Le président du Parti pour la renaissance nationale (Parena, opposition), Tiébilé Dramé, a présenté jeudi un document dressant un bilan de 1 026 morts et 186 blessés dans les violences qui frappent le centre du pays, où sévissent des groupes jihadistes et qui est le théâtre de conflits inter-communautaires.
En 2018, les violences dans le centre du Mali ont fait 1 026 morts et 192 blessés. C’est le bilan qu’avance le Parti pour la renaissance nationale (Parena), dans un rapport rendu public jeudi 14 février.
Une justice trop lente
Ce sont les politiques hasardeuses et inappropriées d’un pouvoir qui a laissé pourrir la situation et qui est aujourd’hui dépassé par l’ampleur de la crise.
« Depuis cinq ans, aucune enquête annoncée par le président et ses gouvernements successifs n’a donné de résultats. Ni au nord, ni au centre, ni ailleurs. Lutter contre l’impunité requiert une forte volonté politique », martèle l’opposant Tiébilé Dramé, qui fut le directeur de campagne de Soumaïla Cissé lors de la présidentielle. « Ce sont les politiques hasardeuses et inappropriées d’un pouvoir qui a laissé pourrir la situation et qui est aujourd’hui dépassé par l’ampleur de la crise », ajoute-t-il.
Un bilan pris avec prudence par les autorités. « Si le Parena fait un décompte de 1 000 morts, qu’il produise la liste », rétorque le gouverneur de la région de Mopti, Sidi Alassane Touré. Il « constate toutefois la lenteur des procédures judiciaires ». « Les enquêtes sont ouvertes par le procureur. Mais sont-elles ralenties par une question de moyens financiers ou par des risques sécuritaires ? Je n’en sais rien. Cela concerne un autre pouvoir », précise-t-il à Jeune Afrique.
Le Parena assure que ses données sont issues « d’une compilation et d’interviews avec des proches des victimes », et que le décompte des victimes – civils, militaires et membres de groupes armés – est en augmentation par rapport à l’année précédente. Le Parena dénombrait alors 209 morts et 86 blessés.
« Le centre du Mali, c’est la mort au quotidien, les villages brûlés et rasés, les greniers pillés, les troupeaux razziés, les déplacements forcés de populations civiles. Le centre, c’est aussi le contrôle au faciès, les check-points illégaux, les armes de guerre détenues par des groupes irréguliers qui ensanglantent et endeuillent la région », pointe le rapport du Parena.
Plan de sécurisation intégré: Les stratégies mises en place par le gouvernement sont l’occupation de l’espace
Quelques jours plus tôt, le 12 février, l’expert de l’ONU sur la situation des droits de l’homme au Mali, Alioune Tine, exprimait déjà sa « profonde préoccupation » à l’issue d’une mission dans la région de Mopti.

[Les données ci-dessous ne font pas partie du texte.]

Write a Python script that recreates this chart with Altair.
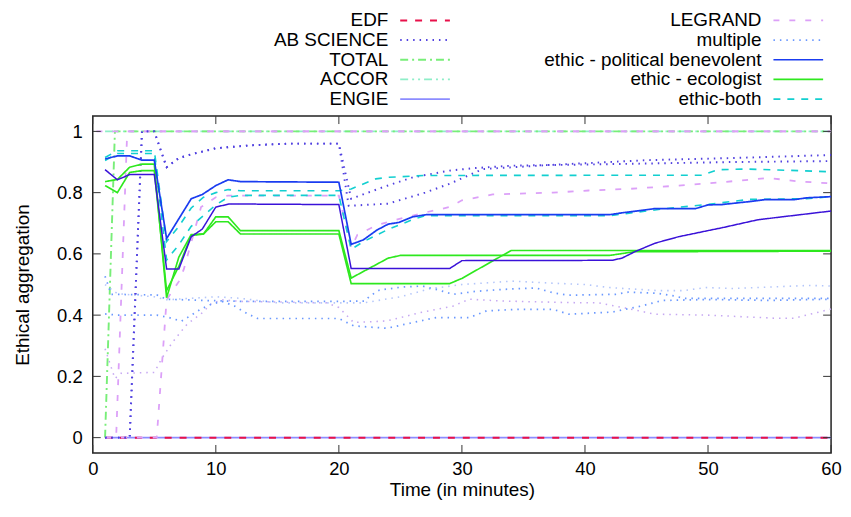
import altair as alt
import pandas as pd

FONT = "Liberation Sans"

# ---------------- data ----------------
x_ticks = [0, 10, 20, 30, 40, 50, 60]
y_ticks = [0, 0.2, 0.4, 0.6, 0.8, 1]

legend_names = ["EDF", "AB SCIENCE", "TOTAL", "ACCOR", "ENGIE",
                "LEGRAND", "multiple", "ethic - political benevolent",
                "ethic - ecologist", "ethic-both"]

# EDF
t_edf = [1, 60]
v_edf = [0, 0]
# ENGIE
t_engie = [1, 60]
v_engie = [0, 0]
# TOTAL
t_total = [1, 1.8, 60]
v_total = [0, 1, 1]
# ACCOR
t_accor = [1, 60]
v_accor = [1, 1]
# AB SCIENCE (two runs)
t_ab_a = [1, 3, 4, 5, 6, 7, 8, 10, 13, 16, 20, 21, 23.6, 26, 29, 31, 34, 37, 45, 52, 60]
v_ab_a = [0, 0, 1, 1, 0.883, 0.913, 0.925, 0.945, 0.955, 0.96, 0.96, 0.78, 0.818, 0.85,
          0.872, 0.88, 0.888, 0.89, 0.906, 0.913, 0.923]
t_ab_b = [1, 3, 4, 5, 6, 7, 8, 10, 13, 16, 20, 20.8, 24, 27, 29, 31.7, 37, 45, 52, 60]
v_ab_b = [0, 0, 1, 1, 0.883, 0.913, 0.925, 0.945, 0.955, 0.96, 0.96, 0.757, 0.764, 0.80,
          0.829, 0.877, 0.89, 0.895, 0.90, 0.903]
# LEGRAND (three runs)
t_leg_a = [0.3, 60]
v_leg_a = [1, 1]
t_leg_b = [1, 1.9, 2.8, 60]
v_leg_b = [0, 0, 1, 1]
t_leg_c = [1, 5.2, 6.0, 7.0, 7.4, 8.8, 10, 11, 20, 21, 21.5, 23.1, 25, 27, 29, 30, 32.5,
           37.4, 40.3, 43.5, 47.6, 51.1, 54.9, 57.3, 60]
v_leg_c = [0, 0, 0.45, 0.51, 0.55, 0.753, 0.785, 0.79, 0.79, 0.62, 0.662, 0.694, 0.715,
           0.735, 0.753, 0.775, 0.794, 0.80, 0.807, 0.812, 0.823, 0.834, 0.848, 0.837, 0.83]
# multiple (four runs)
t_m1 = [1, 1.5, 5.2, 6, 9, 12, 16, 20, 22.1, 22.5, 23.3, 25.2, 26.8, 27.9, 29.3, 31.2, 33.3,
        36, 37.4, 38.7, 42.5, 43.5, 46, 47.3, 48.1, 60]
v_m1 = [0.527, 0.468, 0.466, 0.452, 0.448, 0.445, 0.445, 0.445, 0.446, 0.462, 0.482, 0.492,
        0.495, 0.484, 0.468, 0.478, 0.484, 0.489, 0.473, 0.465, 0.468, 0.475, 0.471, 0.462,
        0.455, 0.455]
t_m2 = [1, 2, 5.2, 6.2, 7.2, 8, 8.8, 9.6, 10.5, 11.5, 12.6, 13.4, 20, 21.2, 23.9, 26.6, 27.9,
        30.6, 32, 34.6, 37.4, 38.7, 42.2, 44.6, 46.3, 50, 55, 60]
v_m2 = [0.404, 0.40, 0.40, 0.392, 0.38, 0.40, 0.42, 0.435, 0.445, 0.43, 0.404, 0.389, 0.389,
        0.365, 0.357, 0.381, 0.392, 0.392, 0.414, 0.419, 0.419, 0.403, 0.41, 0.43, 0.448,
        0.451, 0.448, 0.452]
t_m3 = [1, 2, 5, 6, 8, 10, 12, 15, 20, 22, 25, 27.4, 30, 34.1, 37, 40, 42, 46, 48, 49.8, 52,
        58.2, 60]
v_m3 = [0.50, 0.47, 0.46, 0.45, 0.455, 0.46, 0.455, 0.44, 0.44, 0.44, 0.46, 0.486, 0.50,
        0.511, 0.505, 0.50, 0.49, 0.48, 0.48, 0.49, 0.487, 0.497, 0.495]
t_m4 = [1, 1.8, 2.3, 5, 5.6, 6.4, 7.1, 7.7, 8.8, 9.6, 10.5, 12, 19, 20, 21.2, 23.9, 26.6,
        29.3, 30.6, 33.3, 38.7, 41.1, 43.3, 45.7, 50, 55.4, 57, 58.3, 60]
v_m4 = [0.29, 0.193, 0.21, 0.213, 0.258, 0.307, 0.343, 0.372, 0.404, 0.436, 0.45, 0.445,
        0.44, 0.425, 0.376, 0.381, 0.408, 0.43, 0.452, 0.446, 0.441, 0.44, 0.423, 0.403,
        0.40, 0.39, 0.39, 0.403, 0.42]
# ethic - political benevolent (two runs)
t_pol_a = [1, 2, 3, 4, 5, 6, 8, 8.9, 10, 11, 12, 20, 21, 22, 23.1, 24, 24.9, 26, 27.1, 42,
           43, 44.6, 45.7, 49, 50, 51.1, 53.2, 54.6, 57, 58, 60]
v_pol_a = [0.91, 0.92, 0.92, 0.906, 0.906, 0.65, 0.78, 0.794, 0.823, 0.842, 0.836, 0.834,
           0.631, 0.646, 0.678, 0.697, 0.703, 0.721, 0.728, 0.728, 0.734, 0.742, 0.748, 0.748,
           0.76, 0.761, 0.77, 0.777, 0.777, 0.783, 0.787]
t_pol_b = [1, 2, 3, 5, 6, 7, 8, 8.9, 10, 11.1, 20, 21, 29, 30, 42.2, 43, 44.1, 45.7, 47.6, 50,
           51.1, 54, 56, 57.3, 60]
v_pol_b = [0.875, 0.842, 0.859, 0.859, 0.551, 0.551, 0.656, 0.681, 0.753, 0.763, 0.761, 0.552,
           0.552, 0.578, 0.579, 0.586, 0.608, 0.635, 0.656, 0.676, 0.685, 0.711, 0.721, 0.727,
           0.74]
# ethic - ecologist (two runs)
t_eco_a = [1, 2, 3, 4, 5, 6, 7, 8, 9, 10, 11, 12, 20, 21, 24, 25, 42, 44, 60]
v_eco_a = [0.836, 0.843, 0.883, 0.893, 0.893, 0.457, 0.59, 0.663, 0.665, 0.721, 0.721, 0.676,
           0.676, 0.521, 0.586, 0.595, 0.595, 0.607, 0.609]
t_eco_b = [1, 2, 3, 4, 5, 6, 7, 8, 9, 10, 11, 12, 20, 21, 29, 30, 34, 60]
v_eco_b = [0.823, 0.80, 0.866, 0.872, 0.872, 0.48, 0.56, 0.66, 0.665, 0.705, 0.705, 0.665,
           0.665, 0.503, 0.503, 0.52, 0.611, 0.611]
# ethic-both (two runs)
t_both_a = [1, 2, 5, 6, 7, 8, 9, 10, 11, 12, 20, 21, 23, 24, 27, 49.5, 50.8, 53.2, 55.7, 60]
v_both_a = [0.915, 0.937, 0.937, 0.64, 0.69, 0.75, 0.785, 0.80, 0.81, 0.806, 0.806, 0.812,
            0.845, 0.85, 0.856, 0.857, 0.875, 0.877, 0.874, 0.868]
t_both_b = [1, 2, 5, 6, 7, 8, 9, 10, 11, 12, 20, 21, 22, 24, 26, 27, 42, 43, 47, 49.6, 53.4,
            58, 60]
v_both_b = [0.905, 0.928, 0.928, 0.58, 0.63, 0.69, 0.725, 0.76, 0.785, 0.791, 0.791, 0.615,
            0.64, 0.68, 0.712, 0.725, 0.725, 0.73, 0.75, 0.76, 0.778, 0.78, 0.787]

# (style key, run id, times, values) in drawing order
runs = [
    ("ENGIE", "engie", t_engie, v_engie),
    ("EDF", "edf", t_edf, v_edf),
    ("ACCOR", "accor", t_accor, v_accor),
    ("TOTAL", "total", t_total, v_total),
    ("LEGRAND", "leg_a", t_leg_a, v_leg_a),
    ("LEGRAND", "leg_b", t_leg_b, v_leg_b),
    ("LEGRAND", "leg_c", t_leg_c, v_leg_c),
    ("multiple ·3", "m4", t_m4, v_m4),
    ("multiple ·2", "m3", t_m3, v_m3),
    ("multiple", "m1", t_m1, v_m1),
    ("multiple", "m2", t_m2, v_m2),
    ("AB SCIENCE", "ab_a", t_ab_a, v_ab_a),
    ("AB SCIENCE", "ab_b", t_ab_b, v_ab_b),
    ("ethic-both", "both_a", t_both_a, v_both_a),
    ("ethic-both", "both_b", t_both_b, v_both_b),
    ("ethic - ecologist", "eco_a", t_eco_a, v_eco_a),
    ("ethic - ecologist", "eco_b", t_eco_b, v_eco_b),
    ("ethic - political benevolent", "pol_a", t_pol_a, v_pol_a),
    ("ethic - political benevolent ·2", "pol_b", t_pol_b, v_pol_b),
]

# ---------------- styles ----------------
style_keys = legend_names + ["multiple ·2", "multiple ·3", "ethic - political benevolent ·2"]
style_colors = ["#e8104a", "#5040e0", "#78ee78", "#8eeec8", "#8c8cff",
                "#dca0f8", "#6a98ff", "#1a3cf0", "#2ee81e", "#12cfd0",
                "#b4c6fa", "#c6a8f2", "#3a12d8"]
style_dashes = [[7, 8], [1.5, 5], [8, 4, 2, 4], [8, 4, 2, 4, 2, 4], [1, 0],
                [6, 10], [1.5, 5], [1, 0], [1, 0], [7, 7],
                [1.5, 5], [1.5, 5], [1, 0]]
style_widths = [2, 1.5, 1.2, 1.2, 1.2, 1.2, 1.5, 2.5, 2.5, 2.5, 1.5, 1.5, 2.5]
ethic_keys = ["ethic - political benevolent", "ethic - ecologist", "ethic-both",
              "ethic - political benevolent ·2"]
thin_keys = [k for k in style_keys if k not in ethic_keys]

rows = []
for key, rid, ts, vs in runs:
    for i, (t, v) in enumerate(zip(ts, vs)):
        rows.append({"style": key, "line": rid, "idx": i, "time": t, "value": v})
df = pd.DataFrame(rows)

color_enc = alt.Color("style:N", scale=alt.Scale(domain=style_keys, range=style_colors), legend=None)
dash_enc = alt.StrokeDash("style:N", scale=alt.Scale(domain=style_keys, range=style_dashes), legend=None)
width_enc = alt.StrokeWidth("style:N", scale=alt.Scale(domain=style_keys, range=style_widths), legend=None)

# ---------------- main plot ----------------
W, H = 743, 339

xs = alt.Scale(domain=[0, 60], nice=False, zero=False)
ys = alt.Scale(domain=[-0.05, 1.05], nice=False, zero=False)
xaxis = alt.Axis(values=x_ticks, title="Time (in minutes)", grid=False, ticks=False,
                 domain=False, labelFlush=False, labelFontSize=18.5, titleFontSize=19,
                 labelPadding=7, titlePadding=2, labelFont=FONT, titleFont=FONT,
                 titleFontWeight="normal", labelColor="black", titleColor="black")
yaxis = alt.Axis(values=y_ticks, format="~g", title="Ethical aggregation", grid=False,
                 ticks=False, domain=False, labelFontSize=18.5, titleFontSize=19,
                 labelPadding=10.7, titlePadding=24.5, labelFont=FONT, titleFont=FONT,
                 titleFontWeight="normal", labelColor="black", titleColor="black")

base = alt.Chart(df).mark_line().encode(
    x=alt.X("time:Q", scale=xs, axis=xaxis),
    y=alt.Y("value:Q", scale=ys, axis=yaxis),
    color=color_enc, strokeDash=dash_enc, strokeWidth=width_enc,
    detail="line:N", order="idx:Q",
)
thin = base.transform_filter(alt.FieldOneOfPredicate(field="style", oneOf=thin_keys))
thick = base.transform_filter(alt.FieldOneOfPredicate(field="style", oneOf=ethic_keys))

xt = pd.DataFrame({"time": x_ticks})
yt = pd.DataFrame({"value": y_ticks})
tick_style = dict(color="#333333", strokeWidth=1)
tick_top = alt.Chart(xt).mark_rule(**tick_style).encode(
    x=alt.X("time:Q", scale=xs, axis=xaxis), y=alt.value(0), y2=alt.value(8))
tick_bot = alt.Chart(xt).mark_rule(**tick_style).encode(
    x=alt.X("time:Q", scale=xs, axis=xaxis), y=alt.value(H), y2=alt.value(H - 8))
tick_left = alt.Chart(yt).mark_rule(**tick_style).encode(
    y=alt.Y("value:Q", scale=ys, axis=yaxis), x=alt.value(0), x2=alt.value(8))
tick_right = alt.Chart(yt).mark_rule(**tick_style).encode(
    y=alt.Y("value:Q", scale=ys, axis=yaxis), x=alt.value(W), x2=alt.value(W - 8))

main = alt.layer(thin, thick, tick_top, tick_bot, tick_left, tick_right).properties(
    width=W, height=H,
    view=alt.ViewBackground(stroke="#222222", strokeWidth=1.5),
)

# ---------------- key (gnuplot style: label, then sample) ----------------
key_rows = []
for i, name in enumerate(legend_names):
    for s in (0, 1):
        key_rows.append({"style": name, "col": i // 5, "row": i % 5, "s": s})
key_df = pd.DataFrame(key_rows)

KEY_H = 99
SAMPLE_PX = 50
key_widths = [359.4, 370]


def key_column(c):
    w = key_widths[c]
    sx = alt.Scale(domain=[1 - w / SAMPLE_PX, 1], nice=False, zero=False)
    sy = alt.Scale(domain=[0, 1, 2, 3, 4])
    src = alt.Chart(key_df).transform_filter(alt.datum.col == c)
    sample = src.mark_line().encode(
        x=alt.X("s:Q", scale=sx, axis=None),
        y=alt.Y("row:O", scale=sy, axis=None),
        color=color_enc, strokeDash=dash_enc, strokeWidth=width_enc,
        detail="style:N",
    )
    label = src.transform_filter(alt.datum.s == 0).mark_text(
        align="right", baseline="middle", dx=-12, font=FONT, fontSize=19, color="black"
    ).encode(
        x=alt.X("s:Q", scale=sx, axis=None),
        y=alt.Y("row:O", scale=sy, axis=None),
        text="style:N",
    )
    return alt.layer(sample, label).properties(width=w, height=KEY_H)


key = alt.hconcat(key_column(0), key_column(1), spacing=0).resolve_scale(
    x="independent", y="independent")

chart = alt.vconcat(key, main, spacing=4.2).resolve_scale(
    x="independent", y="independent"
).properties(
    background="white",
    padding={"left": 4.3, "top": 0, "right": 0, "bottom": 0},
).configure_view(stroke="transparent")

chart.save("out.html", embed_options={"renderer": "svg", "actions": False})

« De graves et récurrentes violations et abus des droits de l’homme, y compris des allégations d’exécutions extrajudiciaires, d’enlèvements, de tortures, de mauvais traitements et détentions illégales, sont commis en toute impunité. De plus, des localités qui n’étaient pas affectées il y a quelques mois sont maintenant touchées par ces violences », s’est-il inquiété dans un communiqué de presse, demandant « des solutions urgentes ».
En février 2018, le gouvernement a annoncé le lancement d’un plan de sécurisation intégré des régions du centre. Le décret présidentiel mettant effectivement le plan sur les rails a été signé en août dernier. Et depuis, les résultats se font attendre.
Le 7 janvier dernier, interrogé par les députés sur la détérioration de la situation sécuritaire, le Premier ministre Soumeylou Boubèye Maïga a défendu le bilan de son gouvernement, insistant sur l’importance centrale du retour de l’État. « Les stratégies mises en place par le gouvernement sont l’occupation de l’espace. Nous avons déployé, en 2018, 13 000 hommes, dont la moitié au Centre, ce qui a réduit l’insécurité par rapport aux autres années », a-t-il affirmé. « Nous allons continuer à renforcer notre présence militaire », a-t-il ajouté.
Le gouvernement a également lancé un programme DDR accéléré (Désarmement, démobilisation et réinsertion) des milices présentes dans la région de Mopti. Mais ce dernier bute sur la peur de représailles des jihadistes présents dans la région.